Z perspektywy czasu, poza wyżej wymienionymi, Loretta S. Loftus o porfirię podejrzewa również Vincenta van Gogha, za czym mają przemawiać jego styl życia, cechy psychiczne, a głównie informacje zawarte w listach do brata, które poddano dokładnej analizie pod kątem wykrycia porfirii.
Austriacki specjalista z wiedeńskiego Instytutu Medycyny Sądowej, Christian Reiter, postanowił zbadać pożółkłe raporty sporządzone przez austriackich lekarzy wojskowych, dotyczące domniemanych przypadków wampiryzmu w serbskich wioskach Kislowa i Miedwieżia. Reiter, dokładnie przeanalizowawszy raporty sprzed 250 lat, uznał, że mieszkańcy obu wiosek zarazili się laseczką wąglika, wywołującą ostrą chorobę zakaźną.
Odkąd przyjęto do terminologii psychiatrycznej pojęcie "wampiryzmu klinicznego" (hemoseksualizmu - podniecenia krwią; in. syndrom Renfielda), łatwiej jest zaobserwować rzeczywistą skłonność ludzi do hematofilicznych zachowań. W 1972 roku schwytano Niemca, Kuno Hoffmanna, który rozkopywał groby, by wypić krew zmarłych. W porównaniu z nim uroczym dżentelmenem jest Hiszpan, Rafel Pinto, wałęsający się w czarnym płaszczu po cmentarzach i twierdzący, że jest nieśmiertelny. Pinto na szczęście zadowalał się krwią zwierząt.

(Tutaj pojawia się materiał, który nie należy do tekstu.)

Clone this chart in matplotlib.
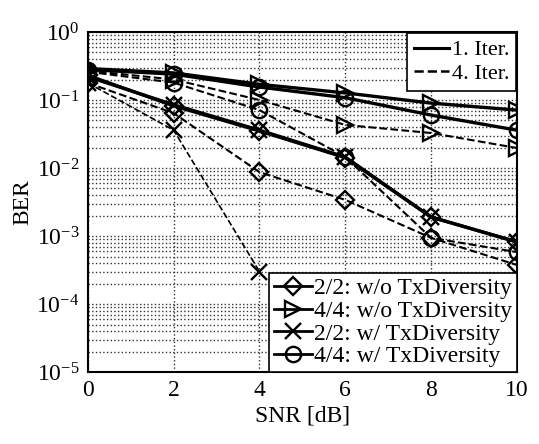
import matplotlib
matplotlib.use("Agg")
import matplotlib.pyplot as plt
from matplotlib.lines import Line2D
import numpy as np

plt.rcParams['font.family'] = ['Liberation Serif', 'DejaVu Serif']
plt.rcParams['mathtext.fontset'] = 'custom'
plt.rcParams['mathtext.rm'] = 'Liberation Serif'
plt.rcParams['mathtext.it'] = 'Liberation Serif:italic'

snr = [0, 2, 4, 6, 8, 10]

# 2/2 w/o TxDiversity (diamond)
ber_22_wo_it1 = [0.23, 0.082, 0.035, 0.0142, 0.0019, 0.00082]
ber_22_wo_it4 = [0.178, 0.064, 0.0087, 0.0034, 0.00094, 0.000375]
# 4/4 w/o TxDiversity (triangle)
ber_44_wo_it1 = [0.29, 0.25, 0.17, 0.127, 0.09, 0.071]
ber_44_wo_it4 = [0.27, 0.2, 0.1, 0.043, 0.0327, 0.0197]
# 2/2 w/ TxDiversity (x)
ber_22_w_it1 = [0.22, 0.085, 0.036, 0.0145, 0.0019, 0.00082]
ber_22_w_it4 = [0.178, 0.036, 0.0003]
snr_22_w_it4 = [0, 2, 4]
# 4/4 w/ TxDiversity (circle)
ber_44_w_it1 = [0.28, 0.24, 0.155, 0.108, 0.06, 0.036]
ber_44_w_it4 = [0.26, 0.18, 0.071, 0.0145, 0.00094, 0.00058]

legend_iter = ["1. Iter.", "4. Iter."]
legend_cfg = ["2/2: w/o TxDiversity", "4/4: w/o TxDiversity",
              "2/2: w/ TxDiversity", "4/4: w/ TxDiversity"]

fig = plt.figure(figsize=(5.39, 4.44), dpi=100)
ax = fig.add_axes([0.163, 0.162, 0.796, 0.766])

mk = dict(markerfacecolor='none', markeredgecolor='k', markeredgewidth=1.7, markersize=11, color='k')
lw1 = 2.4
lw4 = 1.5

ax.semilogy(snr, ber_22_wo_it1, '-', marker='D', lw=lw1, **{**mk, 'markersize': 9})
ax.semilogy(snr, ber_22_wo_it4, '--', marker='D', lw=lw4, **{**mk, 'markersize': 9})
ax.semilogy(snr, ber_44_wo_it1, '-', marker='>', lw=lw1, **mk)
ax.semilogy(snr, ber_44_wo_it4, '--', marker='>', lw=lw4, **mk)
ax.semilogy(snr, ber_22_w_it1, '-', marker='x', lw=lw1, **mk)
ax.semilogy(snr_22_w_it4, ber_22_w_it4, '--', marker='x', lw=1.2, **mk)
ax.semilogy(snr, ber_44_w_it1, '-', marker='o', lw=lw1, **mk)
ax.semilogy(snr, ber_44_w_it4, '--', marker='o', lw=lw4, **mk)

ax.set_xlim(0, 10)
ax.set_ylim(1e-5, 1)
ax.set_xticks(snr)
ax.set_yticks([1e-5, 1e-4, 1e-3, 1e-2, 1e-1, 1])
ax.grid(True, which='major', ls=':', color='0.2', lw=1.0)
ax.grid(True, which='minor', axis='y', ls=':', color='0.2', lw=1.0)
ax.tick_params(labelsize=17, direction='in', length=0, which='both', pad=6)
for s in ax.spines.values():
    s.set_linewidth(1.5)

ax.set_xlabel("SNR [dB]", fontsize=17, labelpad=3)
ax.set_ylabel("BER", fontsize=17, labelpad=2)

h1 = [Line2D([], [], color='k', ls='-', lw=2.2), Line2D([], [], color='k', ls='--', lw=1.8)]
leg1 = ax.legend(h1, legend_iter, loc='upper right', fontsize=16, frameon=True, fancybox=False,
                 edgecolor='k', handlelength=1.6, handletextpad=0.1, borderpad=0.3,
                 labelspacing=0.15, borderaxespad=0.05)
leg1.get_frame().set_linewidth(1.2)
leg1.get_frame().set_alpha(1)
ax.add_artist(leg1)

h2 = [Line2D([], [], color='k', ls='-', lw=2.0, marker='D', markersize=9, markerfacecolor='none', markeredgewidth=1.7),
      Line2D([], [], color='k', ls='-', lw=2.0, marker='>', markersize=11, markerfacecolor='none', markeredgewidth=1.7),
      Line2D([], [], color='k', ls='-', lw=2.0, marker='x', markersize=11, markerfacecolor='none', markeredgewidth=1.7),
      Line2D([], [], color='k', ls='-', lw=2.0, marker='o', markersize=11, markerfacecolor='none', markeredgewidth=1.7)]
leg2 = ax.legend(h2, legend_cfg, loc='lower right', fontsize=17, frameon=True, fancybox=False,
                 edgecolor='k', handlelength=1.6, handletextpad=0.1, borderpad=0.2,
                 labelspacing=0.05, borderaxespad=0.0)
leg2.get_frame().set_linewidth(1.2)
leg2.get_frame().set_alpha(1)

fig.savefig("out.png", dpi=100)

Fascynacja wampirem może mieć różne nasilenie: od zażywania wampirycznych lektur po spożywanie ludzkiej krwi. Spotykani są obsesyjni maniacy wampira popkulturowego, którzy traktują siebie jako nieśmiertelne istoty (vide: przypadek pana Pinto). W innym względzie wampiryzm łączy się z subkulturami (zwłaszcza gotycką) i wyraża się poprzez specyficzny wygląd oraz upodobania estetyczne, związane z muzyką i innymi formami sztuki. Istnieją także różne stowarzyszenia HLV (ang. Human Live Vampire; żywe ludzkie wampiry), które traktują wampiryzm jako część ludzkiej natury (bardziej lub mniej dominującą), których pewna ilość łączy się z satanizmem w formie sekt.